======== COLLECTED DATA
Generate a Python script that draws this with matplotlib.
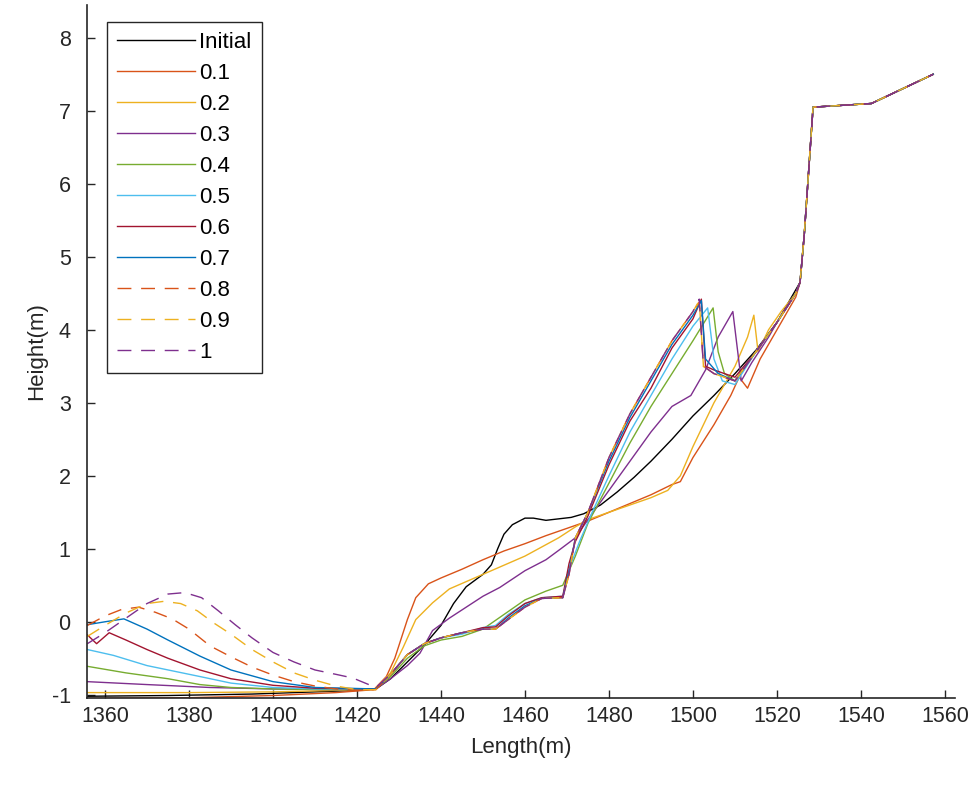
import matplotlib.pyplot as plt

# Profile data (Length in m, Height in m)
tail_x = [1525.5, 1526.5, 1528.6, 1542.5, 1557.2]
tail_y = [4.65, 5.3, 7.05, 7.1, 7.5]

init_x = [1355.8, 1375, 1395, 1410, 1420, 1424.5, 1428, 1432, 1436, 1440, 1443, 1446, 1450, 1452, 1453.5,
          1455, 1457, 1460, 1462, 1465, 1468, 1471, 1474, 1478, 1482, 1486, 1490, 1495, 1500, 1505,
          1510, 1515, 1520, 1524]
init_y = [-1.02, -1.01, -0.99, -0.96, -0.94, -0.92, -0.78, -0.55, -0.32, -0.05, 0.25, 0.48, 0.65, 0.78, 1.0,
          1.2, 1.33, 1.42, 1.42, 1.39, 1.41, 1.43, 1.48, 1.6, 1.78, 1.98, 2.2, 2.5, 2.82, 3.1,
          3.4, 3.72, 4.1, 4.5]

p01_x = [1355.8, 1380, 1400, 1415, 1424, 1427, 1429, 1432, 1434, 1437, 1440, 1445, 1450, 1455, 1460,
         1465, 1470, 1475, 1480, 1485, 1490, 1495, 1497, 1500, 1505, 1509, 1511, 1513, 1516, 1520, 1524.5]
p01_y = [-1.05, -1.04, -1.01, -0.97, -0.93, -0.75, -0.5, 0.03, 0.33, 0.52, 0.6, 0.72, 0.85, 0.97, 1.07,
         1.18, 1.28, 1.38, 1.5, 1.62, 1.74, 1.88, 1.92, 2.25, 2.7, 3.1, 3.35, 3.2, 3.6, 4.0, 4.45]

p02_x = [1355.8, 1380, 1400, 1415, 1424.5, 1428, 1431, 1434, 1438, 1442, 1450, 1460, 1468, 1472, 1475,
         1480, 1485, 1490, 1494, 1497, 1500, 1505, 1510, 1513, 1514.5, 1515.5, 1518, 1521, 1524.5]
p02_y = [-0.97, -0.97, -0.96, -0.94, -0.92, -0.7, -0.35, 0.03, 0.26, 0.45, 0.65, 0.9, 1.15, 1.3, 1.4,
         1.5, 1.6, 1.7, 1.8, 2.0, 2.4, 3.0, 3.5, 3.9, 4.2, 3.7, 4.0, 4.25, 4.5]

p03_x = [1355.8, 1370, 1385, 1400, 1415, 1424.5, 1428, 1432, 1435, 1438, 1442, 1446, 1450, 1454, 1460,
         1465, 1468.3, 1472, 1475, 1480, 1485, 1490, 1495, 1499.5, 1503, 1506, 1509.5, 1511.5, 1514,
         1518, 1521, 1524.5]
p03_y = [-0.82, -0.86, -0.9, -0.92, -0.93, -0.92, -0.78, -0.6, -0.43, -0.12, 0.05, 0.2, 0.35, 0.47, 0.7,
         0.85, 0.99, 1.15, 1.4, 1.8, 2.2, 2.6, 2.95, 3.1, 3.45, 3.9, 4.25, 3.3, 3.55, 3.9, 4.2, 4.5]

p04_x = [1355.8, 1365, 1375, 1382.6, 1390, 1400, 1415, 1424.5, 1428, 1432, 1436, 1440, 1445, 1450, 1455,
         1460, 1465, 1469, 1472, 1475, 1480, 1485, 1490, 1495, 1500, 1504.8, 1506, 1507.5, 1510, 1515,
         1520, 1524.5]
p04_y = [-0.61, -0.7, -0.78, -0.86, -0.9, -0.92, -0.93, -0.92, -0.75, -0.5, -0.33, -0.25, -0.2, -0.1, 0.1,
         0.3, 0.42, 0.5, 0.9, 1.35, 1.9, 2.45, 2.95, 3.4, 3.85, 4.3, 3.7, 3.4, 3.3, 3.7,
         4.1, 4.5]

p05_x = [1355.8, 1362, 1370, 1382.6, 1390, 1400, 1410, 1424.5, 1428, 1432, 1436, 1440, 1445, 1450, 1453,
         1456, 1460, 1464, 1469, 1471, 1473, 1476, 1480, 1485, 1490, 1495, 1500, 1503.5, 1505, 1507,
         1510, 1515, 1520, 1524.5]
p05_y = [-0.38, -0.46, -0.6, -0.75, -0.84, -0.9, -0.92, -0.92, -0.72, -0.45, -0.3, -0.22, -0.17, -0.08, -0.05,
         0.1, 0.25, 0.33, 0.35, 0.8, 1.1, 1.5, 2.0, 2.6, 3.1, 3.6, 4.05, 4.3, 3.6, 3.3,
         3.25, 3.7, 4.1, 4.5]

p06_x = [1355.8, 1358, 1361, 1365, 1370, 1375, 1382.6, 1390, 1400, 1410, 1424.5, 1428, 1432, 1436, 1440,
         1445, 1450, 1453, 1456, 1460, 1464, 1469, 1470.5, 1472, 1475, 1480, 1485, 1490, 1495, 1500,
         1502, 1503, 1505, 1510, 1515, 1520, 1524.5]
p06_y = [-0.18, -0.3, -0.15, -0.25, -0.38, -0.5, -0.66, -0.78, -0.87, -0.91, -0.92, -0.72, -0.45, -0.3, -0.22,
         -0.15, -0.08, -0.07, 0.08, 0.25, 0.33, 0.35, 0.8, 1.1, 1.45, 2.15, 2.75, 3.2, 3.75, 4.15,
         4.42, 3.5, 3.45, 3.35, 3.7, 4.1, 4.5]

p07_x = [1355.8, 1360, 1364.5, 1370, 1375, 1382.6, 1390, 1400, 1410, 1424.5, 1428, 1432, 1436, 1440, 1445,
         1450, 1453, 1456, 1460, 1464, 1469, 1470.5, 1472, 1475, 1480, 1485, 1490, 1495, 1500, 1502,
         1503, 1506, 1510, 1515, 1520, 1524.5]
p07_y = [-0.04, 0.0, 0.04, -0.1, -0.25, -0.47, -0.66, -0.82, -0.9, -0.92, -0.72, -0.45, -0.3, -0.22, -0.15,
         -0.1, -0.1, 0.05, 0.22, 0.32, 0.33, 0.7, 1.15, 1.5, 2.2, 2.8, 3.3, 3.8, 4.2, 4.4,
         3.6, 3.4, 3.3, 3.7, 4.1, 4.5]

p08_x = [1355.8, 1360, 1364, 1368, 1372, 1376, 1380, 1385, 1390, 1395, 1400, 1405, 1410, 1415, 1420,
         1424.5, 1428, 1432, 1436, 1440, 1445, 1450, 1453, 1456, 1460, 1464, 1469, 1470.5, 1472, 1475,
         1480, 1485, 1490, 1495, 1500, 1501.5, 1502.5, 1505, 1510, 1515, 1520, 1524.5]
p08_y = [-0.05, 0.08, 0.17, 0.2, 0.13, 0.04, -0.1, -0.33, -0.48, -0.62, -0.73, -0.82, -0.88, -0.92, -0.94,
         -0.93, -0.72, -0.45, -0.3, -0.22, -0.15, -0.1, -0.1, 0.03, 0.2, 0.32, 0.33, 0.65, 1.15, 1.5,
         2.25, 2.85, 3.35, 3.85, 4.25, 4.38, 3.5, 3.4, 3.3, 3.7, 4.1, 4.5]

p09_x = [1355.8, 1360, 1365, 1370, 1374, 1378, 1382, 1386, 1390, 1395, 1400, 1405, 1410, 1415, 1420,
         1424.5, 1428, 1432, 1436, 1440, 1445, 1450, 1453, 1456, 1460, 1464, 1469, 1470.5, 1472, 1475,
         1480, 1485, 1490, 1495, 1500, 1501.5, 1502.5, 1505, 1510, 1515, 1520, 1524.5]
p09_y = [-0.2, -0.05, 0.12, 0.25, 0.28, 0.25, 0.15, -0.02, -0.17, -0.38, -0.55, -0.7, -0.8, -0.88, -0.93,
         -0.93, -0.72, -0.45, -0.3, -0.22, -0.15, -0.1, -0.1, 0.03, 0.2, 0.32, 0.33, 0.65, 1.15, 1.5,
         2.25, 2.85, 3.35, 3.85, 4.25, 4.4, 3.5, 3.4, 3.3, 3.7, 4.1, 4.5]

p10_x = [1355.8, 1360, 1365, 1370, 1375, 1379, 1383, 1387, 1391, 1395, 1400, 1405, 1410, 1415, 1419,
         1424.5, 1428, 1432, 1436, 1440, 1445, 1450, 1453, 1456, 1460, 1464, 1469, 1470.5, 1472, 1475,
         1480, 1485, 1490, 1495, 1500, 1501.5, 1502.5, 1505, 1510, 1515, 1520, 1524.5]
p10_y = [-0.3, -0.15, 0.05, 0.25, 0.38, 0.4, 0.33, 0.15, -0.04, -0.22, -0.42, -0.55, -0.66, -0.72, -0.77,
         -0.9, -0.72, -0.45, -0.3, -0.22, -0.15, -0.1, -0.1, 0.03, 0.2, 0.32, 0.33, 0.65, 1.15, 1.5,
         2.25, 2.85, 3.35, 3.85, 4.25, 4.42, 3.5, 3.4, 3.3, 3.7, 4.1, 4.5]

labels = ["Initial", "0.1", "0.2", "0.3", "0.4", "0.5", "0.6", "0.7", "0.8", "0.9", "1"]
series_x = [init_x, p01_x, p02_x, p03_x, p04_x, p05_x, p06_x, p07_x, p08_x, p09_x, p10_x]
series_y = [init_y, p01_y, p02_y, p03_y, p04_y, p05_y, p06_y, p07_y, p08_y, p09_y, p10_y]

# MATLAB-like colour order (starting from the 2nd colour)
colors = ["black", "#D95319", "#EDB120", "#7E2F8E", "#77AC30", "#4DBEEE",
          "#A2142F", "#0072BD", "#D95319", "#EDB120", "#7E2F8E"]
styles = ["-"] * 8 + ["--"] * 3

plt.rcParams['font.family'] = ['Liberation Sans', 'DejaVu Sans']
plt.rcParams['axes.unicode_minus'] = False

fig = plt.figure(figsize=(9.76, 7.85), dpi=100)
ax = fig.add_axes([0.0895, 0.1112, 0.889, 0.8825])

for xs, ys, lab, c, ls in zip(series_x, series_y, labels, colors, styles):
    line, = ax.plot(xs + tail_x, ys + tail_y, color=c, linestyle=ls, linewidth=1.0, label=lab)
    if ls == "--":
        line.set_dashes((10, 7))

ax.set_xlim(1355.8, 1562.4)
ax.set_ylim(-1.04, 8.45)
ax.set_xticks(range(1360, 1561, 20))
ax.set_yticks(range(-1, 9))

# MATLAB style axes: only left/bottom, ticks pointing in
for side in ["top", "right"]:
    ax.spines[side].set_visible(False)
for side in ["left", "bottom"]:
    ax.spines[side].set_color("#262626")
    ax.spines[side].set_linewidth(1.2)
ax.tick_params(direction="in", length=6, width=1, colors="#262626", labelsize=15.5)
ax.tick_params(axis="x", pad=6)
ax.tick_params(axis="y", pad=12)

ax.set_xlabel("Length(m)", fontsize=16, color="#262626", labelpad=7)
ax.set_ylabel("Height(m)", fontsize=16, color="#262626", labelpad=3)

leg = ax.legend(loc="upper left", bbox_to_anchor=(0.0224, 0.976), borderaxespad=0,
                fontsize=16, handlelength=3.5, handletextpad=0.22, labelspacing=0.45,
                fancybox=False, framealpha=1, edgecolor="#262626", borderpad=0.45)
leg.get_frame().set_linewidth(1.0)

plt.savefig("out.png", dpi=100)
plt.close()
================
:: EXERCISE OBJECTIVE ::
Skip the pictures, please, and transcribe only the lines from the beginning of the material through the one that contains "3.4, 3.72, 4.1, 4.5]".

:: RESPONSE TO THIS TASK ::
Generate a Python script that draws this with matplotlib.
import matplotlib.pyplot as plt

# Profile data (Length in m, Height in m)
tail_x = [1525.5, 1526.5, 1528.6, 1542.5, 1557.2]
tail_y = [4.65, 5.3, 7.05, 7.1, 7.5]

init_x = [1355.8, 1375, 1395, 1410, 1420, 1424.5, 1428, 1432, 1436, 1440, 1443, 1446, 1450, 1452, 1453.5,
          1455, 1457, 1460, 1462, 1465, 1468, 1471, 1474, 1478, 1482, 1486, 1490, 1495, 1500, 1505,
          1510, 1515, 1520, 1524]
init_y = [-1.02, -1.01, -0.99, -0.96, -0.94, -0.92, -0.78, -0.55, -0.32, -0.05, 0.25, 0.48, 0.65, 0.78, 1.0,
          1.2, 1.33, 1.42, 1.42, 1.39, 1.41, 1.43, 1.48, 1.6, 1.78, 1.98, 2.2, 2.5, 2.82, 3.1,
          3.4, 3.72, 4.1, 4.5]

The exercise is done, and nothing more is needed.